I find myself confused by this. If your contention is that it’s due to the fact that “a lot of adults struggle just to understand that BDSM is about consent and not abuse,” why do you distinguish between BDSM and the many other sexuality issues you mention (transsexuality, polyamory, homosexuality, and so on) that billions of adults also struggle to understand in the most basic of terms? Honest question, I’m not just asking you, I’m asking everyone who’s ever made that distinction, because I just don’t get where it comes from.

Now, one distinction I think you should make that I don’t see you making is between sexual activity and sexual identity or desire. When you talk to your children about homosexuality, I presume you’re not telling them which brands of lube you think they should buy for the best anal sex experience. Similarly, why jump to conclusions that discussing BDSM has to be about sterilizing body parts for needle play?

Extrapolating for a moment, if I had a child and they came to me with a question about gay people, I’d probably discuss it in terms of gender attraction. I’d take the opportunity to explain that different people find different bodies attractive.

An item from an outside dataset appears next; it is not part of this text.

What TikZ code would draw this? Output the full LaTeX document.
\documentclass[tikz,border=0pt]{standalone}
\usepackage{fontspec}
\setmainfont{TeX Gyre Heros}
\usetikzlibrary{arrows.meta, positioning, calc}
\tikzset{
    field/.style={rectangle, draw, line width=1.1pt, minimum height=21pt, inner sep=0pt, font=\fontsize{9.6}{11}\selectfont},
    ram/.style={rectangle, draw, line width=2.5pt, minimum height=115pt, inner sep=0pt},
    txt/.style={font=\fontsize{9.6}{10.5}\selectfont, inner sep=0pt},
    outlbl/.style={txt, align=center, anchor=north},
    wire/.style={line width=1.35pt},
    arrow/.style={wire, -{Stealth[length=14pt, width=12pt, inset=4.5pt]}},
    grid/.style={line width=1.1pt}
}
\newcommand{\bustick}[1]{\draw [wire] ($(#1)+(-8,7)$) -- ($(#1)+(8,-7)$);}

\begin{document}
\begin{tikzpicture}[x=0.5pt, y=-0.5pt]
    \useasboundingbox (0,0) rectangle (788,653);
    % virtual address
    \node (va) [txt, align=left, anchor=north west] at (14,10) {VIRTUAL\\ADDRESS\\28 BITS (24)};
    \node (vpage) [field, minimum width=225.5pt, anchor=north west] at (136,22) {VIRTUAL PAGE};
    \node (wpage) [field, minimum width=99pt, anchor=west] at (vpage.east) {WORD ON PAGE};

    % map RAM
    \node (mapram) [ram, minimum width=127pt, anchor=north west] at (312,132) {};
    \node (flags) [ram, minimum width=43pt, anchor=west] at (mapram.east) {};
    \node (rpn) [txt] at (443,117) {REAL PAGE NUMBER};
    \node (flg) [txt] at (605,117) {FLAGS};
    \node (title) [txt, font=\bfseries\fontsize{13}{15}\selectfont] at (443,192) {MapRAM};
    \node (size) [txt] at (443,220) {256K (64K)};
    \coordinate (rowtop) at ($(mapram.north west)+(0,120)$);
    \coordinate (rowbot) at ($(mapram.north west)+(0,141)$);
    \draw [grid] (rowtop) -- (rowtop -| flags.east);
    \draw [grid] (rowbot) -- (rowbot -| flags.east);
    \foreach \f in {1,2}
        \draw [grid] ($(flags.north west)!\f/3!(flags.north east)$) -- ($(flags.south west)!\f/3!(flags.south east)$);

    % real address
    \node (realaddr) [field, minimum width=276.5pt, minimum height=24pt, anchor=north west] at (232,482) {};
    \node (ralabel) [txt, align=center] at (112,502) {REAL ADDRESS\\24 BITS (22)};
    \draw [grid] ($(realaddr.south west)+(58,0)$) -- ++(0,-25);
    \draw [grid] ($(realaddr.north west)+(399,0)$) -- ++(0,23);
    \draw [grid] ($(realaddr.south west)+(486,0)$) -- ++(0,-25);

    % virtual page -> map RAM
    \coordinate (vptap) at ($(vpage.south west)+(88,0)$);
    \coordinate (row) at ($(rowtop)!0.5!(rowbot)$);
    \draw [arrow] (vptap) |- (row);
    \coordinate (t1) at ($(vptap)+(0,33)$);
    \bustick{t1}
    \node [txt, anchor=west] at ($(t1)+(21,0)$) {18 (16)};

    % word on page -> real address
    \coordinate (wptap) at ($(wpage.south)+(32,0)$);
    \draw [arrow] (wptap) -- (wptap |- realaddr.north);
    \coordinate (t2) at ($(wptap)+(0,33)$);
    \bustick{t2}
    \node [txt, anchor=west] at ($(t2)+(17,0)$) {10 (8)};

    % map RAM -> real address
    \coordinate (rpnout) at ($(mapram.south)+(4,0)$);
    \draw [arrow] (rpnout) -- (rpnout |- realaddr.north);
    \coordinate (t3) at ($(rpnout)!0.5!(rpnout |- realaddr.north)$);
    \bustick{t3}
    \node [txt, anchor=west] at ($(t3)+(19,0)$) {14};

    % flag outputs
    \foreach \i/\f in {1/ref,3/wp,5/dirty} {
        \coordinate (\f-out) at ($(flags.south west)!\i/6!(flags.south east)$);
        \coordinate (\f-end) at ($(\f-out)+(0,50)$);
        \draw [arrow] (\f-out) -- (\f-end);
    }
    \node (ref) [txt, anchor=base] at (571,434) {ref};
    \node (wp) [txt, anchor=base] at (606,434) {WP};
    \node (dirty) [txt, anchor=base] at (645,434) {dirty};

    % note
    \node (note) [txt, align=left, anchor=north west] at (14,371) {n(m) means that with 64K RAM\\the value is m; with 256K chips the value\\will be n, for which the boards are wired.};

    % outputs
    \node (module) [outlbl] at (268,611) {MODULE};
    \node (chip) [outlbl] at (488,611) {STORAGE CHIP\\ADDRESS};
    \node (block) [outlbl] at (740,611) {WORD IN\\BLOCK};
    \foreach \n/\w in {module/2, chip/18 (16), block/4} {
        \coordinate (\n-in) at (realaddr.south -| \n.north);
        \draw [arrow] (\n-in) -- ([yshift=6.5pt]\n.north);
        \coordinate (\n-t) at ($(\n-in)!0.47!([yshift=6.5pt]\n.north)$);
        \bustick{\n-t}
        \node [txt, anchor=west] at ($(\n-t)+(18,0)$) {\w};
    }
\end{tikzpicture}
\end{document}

Maybe something like, “Lots of people love people with different bodies than they have, but a lot of other people love people with very similar bodies.”

Similarly, if I was approached by this hypothetical child of mine with a question about BDSM, I’d probably discuss it in terms of power dynamics. Since power is the fundamental property of BDSM sexuality, it also strikes me as a particularly good segue into a discussion of self-empowerment. Perhaps, “Just as different people love people with different bodies, different people love others with different wants. Sometimes, as part of specific kinds of games, people find it fun to play by rules where one person gets to make decisions and the other person, only if they agree to it, will follow the rules.”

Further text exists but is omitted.